With the star witness in the impeachment inquiry against President Joe Biden facing felonies for cooking up a bogus story shaped by high-level Russian intelligence contacts pinning the president and his son Hunter for taking $5 million apiece in bribes — Rep. Ken Buck (R-CO) came forward to acknowledge that they knew it wasn't solid well in advance.
"Obviously, this witness, and we were warned at the time that we received the document outlining this witness's testimony, we were warned that the credibility of this statement was not known, and yet people, my colleagues went out and talked to the public about how this was credible and how it was damning and how it proved President Biden's — at the time Vice President Biden's — complicity in receiving bribes."
Without saying their names, he was clearly referencing the public faces attempting to put both Biden and his son Hunter on the hot seat, House Judiciary Committee Chair Jim Jordan (R-OH) and House Oversight Committee Chair James Comer (R-KY), and criticizing them for making public declarations about the solid evidence Smirnov supplied to buttress the case.

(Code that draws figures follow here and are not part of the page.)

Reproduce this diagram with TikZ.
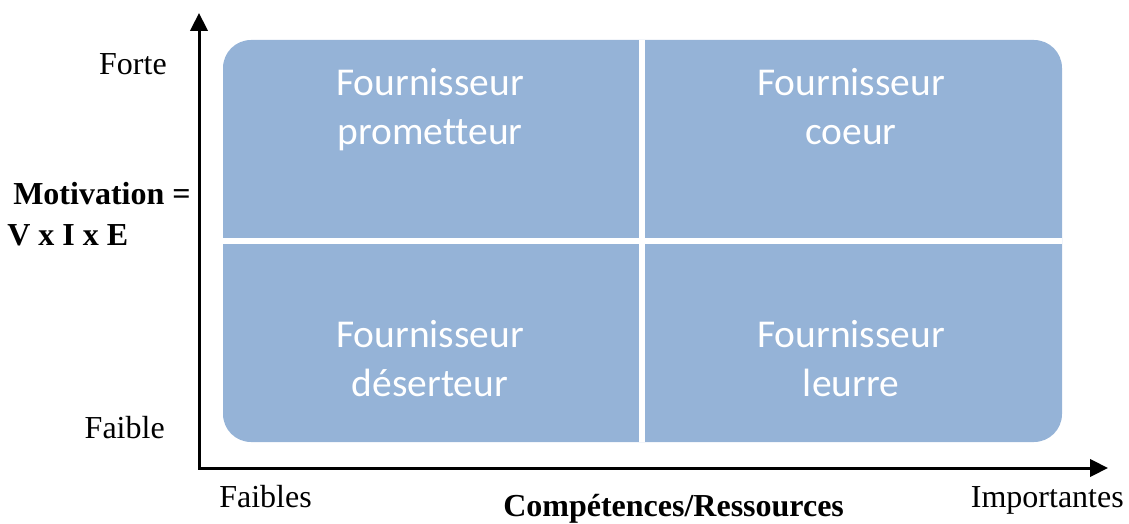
\documentclass[tikz,border=0pt]{standalone}
\usepackage{fontspec}
\setmainfont{Liberation Serif}
\newfontfamily\quadfont[Ligatures=NoCommon]{Carlito}
\usetikzlibrary{arrows.meta}

\definecolor{quadblue}{RGB}{149,179,215}

\tikzset{
    axisline/.style = {line width=2.25pt, line join=miter, {Triangle[length=13.5pt,width=13pt]}-{Triangle[length=13.5pt,width=13pt]}},
    sepline/.style = {white, line width=4.5pt},
    quadtext/.style = {white, align=center, inner sep=0pt, anchor=base, font=\quadfont\fontsize{29.6}{36.75}\selectfont},
    axistext/.style = {inner sep=0pt, font=\fontsize{24}{28}\selectfont}
}

\begin{document}
\begin{tikzpicture}[x=0.75pt, y=-0.75pt]
        \useasboundingbox (0,0) rectangle (1129,524);
        \begin{scope}
            % quadrants
            \fill [quadblue, rounded corners=21pt] (223,40) rectangle (1062,442);
            \draw [sepline] (642,40) -- (642,442);
            \draw [sepline] (223,241) -- (1062,241);
            \node [quadtext] (a) at (430,145) {Fournisseur\\prometteur};
            \node [quadtext] (b) at (851,145) {Fournisseur\\coeur};
            \node [quadtext] (c) at (430,396) {Fournisseur\\déserteur};
            \node [quadtext] (d) at (851,396) {Fournisseur\\leurre};

            % axes
            \coordinate (o) at (199,468);
            \coordinate (ytop) at (199,13);
            \coordinate (xend) at (1108,468);
            \draw [axisline] (ytop) -- (o) -- (xend);

            % labels
            \node [axistext, anchor=base east] (forte) at (167,75) {Forte};
            \node [axistext, anchor=base east] (faible) at (165,438) {Faible};
            \node [axistext, anchor=base west, font=\fontsize{24}{28}\selectfont\bfseries] (mot) at (13,205) {Motivation =};
            \node [axistext, anchor=base west, font=\fontsize{24}{28}\selectfont\bfseries] (vie) at (7,246) {V x I x E};
            \node [axistext, anchor=base west] (faibles) at (219,507) {Faibles};
            \node [axistext, anchor=base west, font=\fontsize{24}{28}\selectfont\bfseries] (comp) at (503,516) {Compétences/Ressources};
            \node [axistext, anchor=base east] (imp) at (1124,507) {Importantes};
        \end{scope}
    \end{tikzpicture}
\end{document}
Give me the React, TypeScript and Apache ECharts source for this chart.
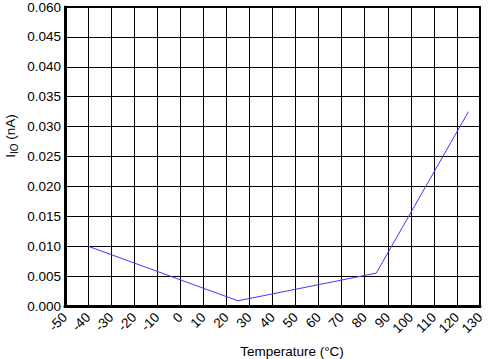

They have begun to try to scrub mention of the ex-informant's testimony from the imploding investigation.
Buck said that the impeachment effort as it stands is crumbling.
"It appears to absolutely to be false and to really undercuts the nature of the charges," he said. "We've always been looking for a link between what Hunter Biden received in terms of money and Joe Biden's activities or Joe Biden receiving money.